### [Data for this task]
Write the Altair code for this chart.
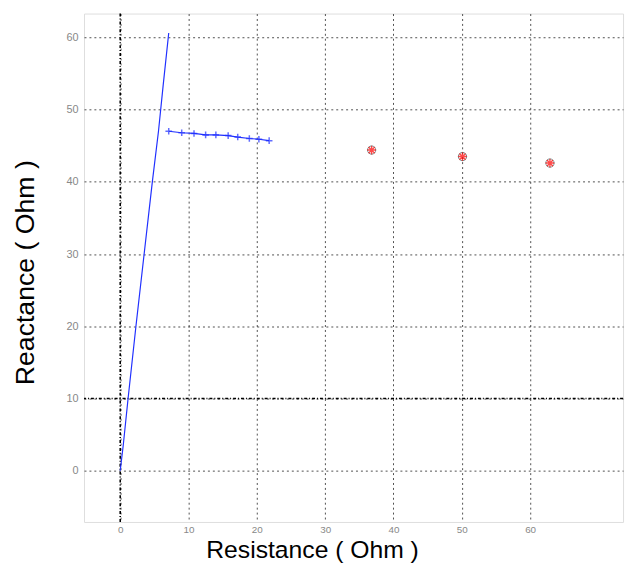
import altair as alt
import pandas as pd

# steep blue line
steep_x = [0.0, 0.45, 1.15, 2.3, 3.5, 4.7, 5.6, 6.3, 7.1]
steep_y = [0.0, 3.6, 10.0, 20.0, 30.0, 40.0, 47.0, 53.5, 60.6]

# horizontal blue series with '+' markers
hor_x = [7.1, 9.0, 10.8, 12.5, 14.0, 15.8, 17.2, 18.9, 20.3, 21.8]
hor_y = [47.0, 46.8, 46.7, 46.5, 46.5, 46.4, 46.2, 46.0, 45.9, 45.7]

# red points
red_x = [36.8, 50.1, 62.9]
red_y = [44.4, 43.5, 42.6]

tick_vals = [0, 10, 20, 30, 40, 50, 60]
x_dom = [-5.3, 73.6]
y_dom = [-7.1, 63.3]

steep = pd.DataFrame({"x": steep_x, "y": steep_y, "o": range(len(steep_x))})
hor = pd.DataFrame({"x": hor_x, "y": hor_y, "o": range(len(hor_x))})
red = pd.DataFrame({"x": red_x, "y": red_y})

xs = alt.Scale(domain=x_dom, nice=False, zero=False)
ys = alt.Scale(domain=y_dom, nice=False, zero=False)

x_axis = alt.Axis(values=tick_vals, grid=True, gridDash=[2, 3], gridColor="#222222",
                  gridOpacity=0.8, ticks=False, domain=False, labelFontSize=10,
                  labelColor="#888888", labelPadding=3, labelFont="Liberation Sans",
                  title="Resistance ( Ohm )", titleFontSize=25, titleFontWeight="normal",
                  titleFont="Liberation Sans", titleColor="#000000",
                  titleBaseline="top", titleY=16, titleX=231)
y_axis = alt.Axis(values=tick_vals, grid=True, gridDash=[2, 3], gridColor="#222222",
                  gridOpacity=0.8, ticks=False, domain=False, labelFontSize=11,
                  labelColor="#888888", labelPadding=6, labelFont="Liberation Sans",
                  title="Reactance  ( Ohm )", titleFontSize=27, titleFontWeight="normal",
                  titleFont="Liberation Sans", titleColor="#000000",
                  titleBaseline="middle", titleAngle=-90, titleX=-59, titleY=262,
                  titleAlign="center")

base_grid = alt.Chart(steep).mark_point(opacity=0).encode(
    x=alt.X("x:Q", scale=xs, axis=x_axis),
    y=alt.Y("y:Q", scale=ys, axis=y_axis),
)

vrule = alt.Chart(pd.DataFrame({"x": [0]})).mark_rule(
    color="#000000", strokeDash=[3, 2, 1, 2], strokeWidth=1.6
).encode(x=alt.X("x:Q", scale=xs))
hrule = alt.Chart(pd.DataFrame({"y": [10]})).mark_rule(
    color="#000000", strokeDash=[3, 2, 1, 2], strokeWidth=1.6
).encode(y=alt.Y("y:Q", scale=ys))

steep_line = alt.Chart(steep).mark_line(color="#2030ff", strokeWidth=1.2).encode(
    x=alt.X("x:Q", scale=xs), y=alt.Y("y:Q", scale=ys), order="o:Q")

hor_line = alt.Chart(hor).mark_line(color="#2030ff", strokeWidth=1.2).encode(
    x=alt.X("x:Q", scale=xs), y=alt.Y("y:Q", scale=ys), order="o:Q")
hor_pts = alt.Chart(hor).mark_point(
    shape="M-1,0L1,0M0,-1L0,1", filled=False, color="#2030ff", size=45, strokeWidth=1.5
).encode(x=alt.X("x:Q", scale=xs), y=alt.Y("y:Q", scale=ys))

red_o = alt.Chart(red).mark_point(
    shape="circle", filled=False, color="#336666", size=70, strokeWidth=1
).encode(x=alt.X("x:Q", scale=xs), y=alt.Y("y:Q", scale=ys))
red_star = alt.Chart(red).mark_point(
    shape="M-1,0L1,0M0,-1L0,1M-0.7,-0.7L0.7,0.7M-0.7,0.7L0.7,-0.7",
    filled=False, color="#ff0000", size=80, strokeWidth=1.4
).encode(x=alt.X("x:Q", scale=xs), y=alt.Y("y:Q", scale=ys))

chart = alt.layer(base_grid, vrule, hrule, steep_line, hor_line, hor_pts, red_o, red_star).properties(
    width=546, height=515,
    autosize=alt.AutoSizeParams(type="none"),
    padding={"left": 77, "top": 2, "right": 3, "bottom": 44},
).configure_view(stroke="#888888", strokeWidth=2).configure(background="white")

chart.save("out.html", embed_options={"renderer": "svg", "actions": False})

---

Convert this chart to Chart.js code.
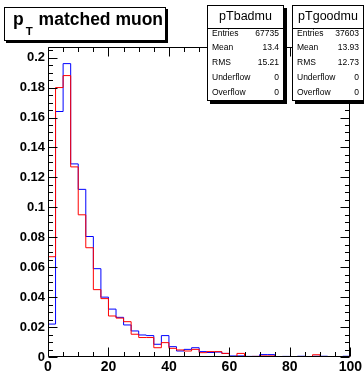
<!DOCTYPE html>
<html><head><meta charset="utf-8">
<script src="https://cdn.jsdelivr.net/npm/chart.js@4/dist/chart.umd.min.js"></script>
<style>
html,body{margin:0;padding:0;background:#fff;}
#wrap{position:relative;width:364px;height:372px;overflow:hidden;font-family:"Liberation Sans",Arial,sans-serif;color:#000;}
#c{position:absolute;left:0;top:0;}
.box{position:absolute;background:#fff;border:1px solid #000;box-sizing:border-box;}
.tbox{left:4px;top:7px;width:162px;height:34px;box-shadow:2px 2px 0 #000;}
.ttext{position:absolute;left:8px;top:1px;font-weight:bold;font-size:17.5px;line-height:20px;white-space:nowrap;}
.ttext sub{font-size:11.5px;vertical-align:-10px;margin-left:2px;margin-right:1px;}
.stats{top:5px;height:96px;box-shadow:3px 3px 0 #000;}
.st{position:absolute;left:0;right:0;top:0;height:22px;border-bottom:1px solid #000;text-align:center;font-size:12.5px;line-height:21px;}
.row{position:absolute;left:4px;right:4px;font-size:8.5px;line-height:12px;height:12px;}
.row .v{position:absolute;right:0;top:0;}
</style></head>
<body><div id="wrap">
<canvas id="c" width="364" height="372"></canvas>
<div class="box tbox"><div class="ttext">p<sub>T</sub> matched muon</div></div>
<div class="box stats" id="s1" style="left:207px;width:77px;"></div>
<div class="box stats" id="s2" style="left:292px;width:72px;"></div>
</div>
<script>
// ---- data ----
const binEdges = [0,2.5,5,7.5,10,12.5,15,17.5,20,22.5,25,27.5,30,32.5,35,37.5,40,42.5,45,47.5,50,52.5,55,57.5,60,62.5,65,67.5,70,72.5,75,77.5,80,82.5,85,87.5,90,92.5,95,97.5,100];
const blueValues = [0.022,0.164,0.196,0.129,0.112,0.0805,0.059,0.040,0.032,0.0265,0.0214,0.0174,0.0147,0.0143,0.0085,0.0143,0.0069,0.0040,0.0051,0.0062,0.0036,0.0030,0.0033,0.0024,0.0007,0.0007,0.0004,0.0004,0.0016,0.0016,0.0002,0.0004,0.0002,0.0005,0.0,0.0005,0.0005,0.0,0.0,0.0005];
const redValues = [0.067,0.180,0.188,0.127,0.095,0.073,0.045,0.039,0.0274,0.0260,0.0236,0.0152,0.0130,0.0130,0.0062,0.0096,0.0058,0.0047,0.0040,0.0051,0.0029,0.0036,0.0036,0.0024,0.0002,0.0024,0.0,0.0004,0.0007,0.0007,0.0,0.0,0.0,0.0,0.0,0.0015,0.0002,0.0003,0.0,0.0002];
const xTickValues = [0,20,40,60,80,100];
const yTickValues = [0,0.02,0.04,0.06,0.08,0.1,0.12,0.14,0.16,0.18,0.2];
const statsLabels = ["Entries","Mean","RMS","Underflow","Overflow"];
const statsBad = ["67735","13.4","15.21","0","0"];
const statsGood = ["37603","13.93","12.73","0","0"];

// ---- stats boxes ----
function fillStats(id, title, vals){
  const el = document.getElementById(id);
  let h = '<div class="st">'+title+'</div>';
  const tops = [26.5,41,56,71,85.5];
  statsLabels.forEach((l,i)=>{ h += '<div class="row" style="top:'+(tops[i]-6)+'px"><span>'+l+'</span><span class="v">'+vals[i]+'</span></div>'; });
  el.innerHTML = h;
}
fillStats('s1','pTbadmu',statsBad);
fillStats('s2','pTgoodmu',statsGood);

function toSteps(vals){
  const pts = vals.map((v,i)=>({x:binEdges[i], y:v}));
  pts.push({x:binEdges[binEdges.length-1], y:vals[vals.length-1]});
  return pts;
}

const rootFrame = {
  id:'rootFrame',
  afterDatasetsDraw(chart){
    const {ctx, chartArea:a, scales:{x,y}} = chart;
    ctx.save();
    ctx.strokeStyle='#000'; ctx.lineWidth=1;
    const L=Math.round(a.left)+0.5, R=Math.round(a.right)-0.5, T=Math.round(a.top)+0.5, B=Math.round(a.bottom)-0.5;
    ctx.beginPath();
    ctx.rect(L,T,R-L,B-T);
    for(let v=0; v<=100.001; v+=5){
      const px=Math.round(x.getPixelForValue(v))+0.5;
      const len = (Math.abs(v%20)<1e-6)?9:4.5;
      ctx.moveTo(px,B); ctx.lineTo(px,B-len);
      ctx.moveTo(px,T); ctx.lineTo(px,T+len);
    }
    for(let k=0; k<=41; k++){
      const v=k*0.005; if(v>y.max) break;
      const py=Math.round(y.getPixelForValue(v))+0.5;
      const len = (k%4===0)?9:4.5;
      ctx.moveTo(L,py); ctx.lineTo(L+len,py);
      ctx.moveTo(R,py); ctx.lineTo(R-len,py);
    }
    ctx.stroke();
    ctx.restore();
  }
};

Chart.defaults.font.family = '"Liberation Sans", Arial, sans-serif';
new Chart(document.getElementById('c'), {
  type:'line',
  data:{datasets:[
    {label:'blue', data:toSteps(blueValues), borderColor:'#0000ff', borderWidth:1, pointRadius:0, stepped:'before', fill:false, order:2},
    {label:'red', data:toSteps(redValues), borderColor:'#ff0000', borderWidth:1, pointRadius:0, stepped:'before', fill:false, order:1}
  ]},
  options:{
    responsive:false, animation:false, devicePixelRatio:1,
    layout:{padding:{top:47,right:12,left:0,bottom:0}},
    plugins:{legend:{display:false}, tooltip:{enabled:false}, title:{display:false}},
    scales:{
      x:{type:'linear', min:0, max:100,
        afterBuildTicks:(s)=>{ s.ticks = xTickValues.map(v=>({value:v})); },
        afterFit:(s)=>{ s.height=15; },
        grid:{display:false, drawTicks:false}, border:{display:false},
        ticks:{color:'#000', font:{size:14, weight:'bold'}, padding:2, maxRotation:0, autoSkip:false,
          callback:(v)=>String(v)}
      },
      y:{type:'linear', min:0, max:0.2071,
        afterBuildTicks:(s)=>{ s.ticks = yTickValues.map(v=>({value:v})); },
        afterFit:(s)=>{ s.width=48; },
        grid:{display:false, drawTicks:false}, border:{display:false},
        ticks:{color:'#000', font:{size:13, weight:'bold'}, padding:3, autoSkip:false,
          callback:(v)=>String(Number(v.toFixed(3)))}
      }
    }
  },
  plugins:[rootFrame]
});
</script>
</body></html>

---

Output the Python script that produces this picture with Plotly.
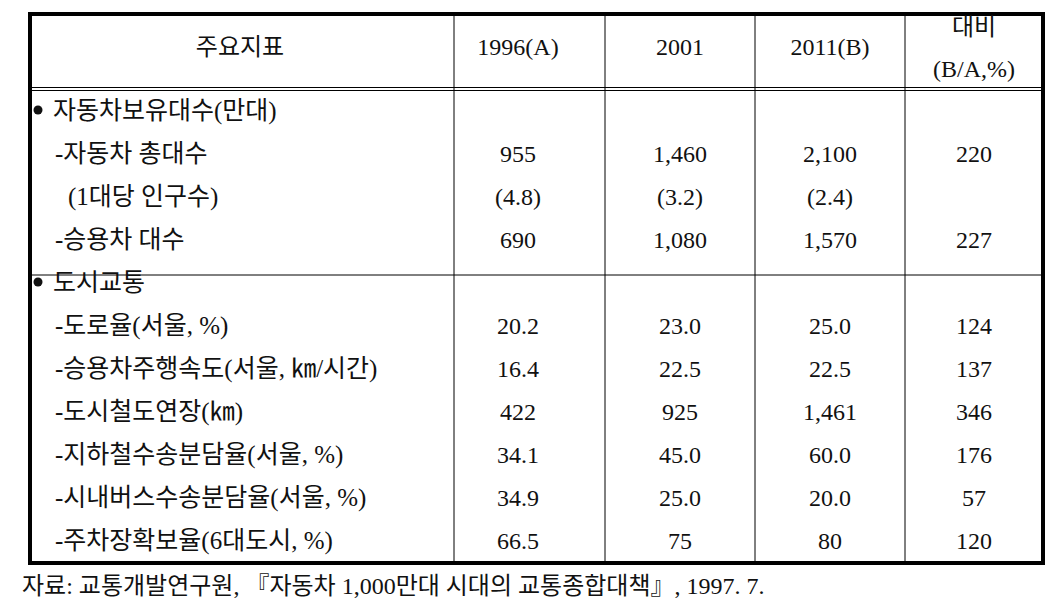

### [Directive]
Show each line of the listing that holds the string "script".

### [Result of this exercise]
<script src="https://cdn.jsdelivr.net/npm/chart.js@4/dist/chart.umd.min.js"></script>
<script>
</script>
Output the Python script that produces this picture with Plotly.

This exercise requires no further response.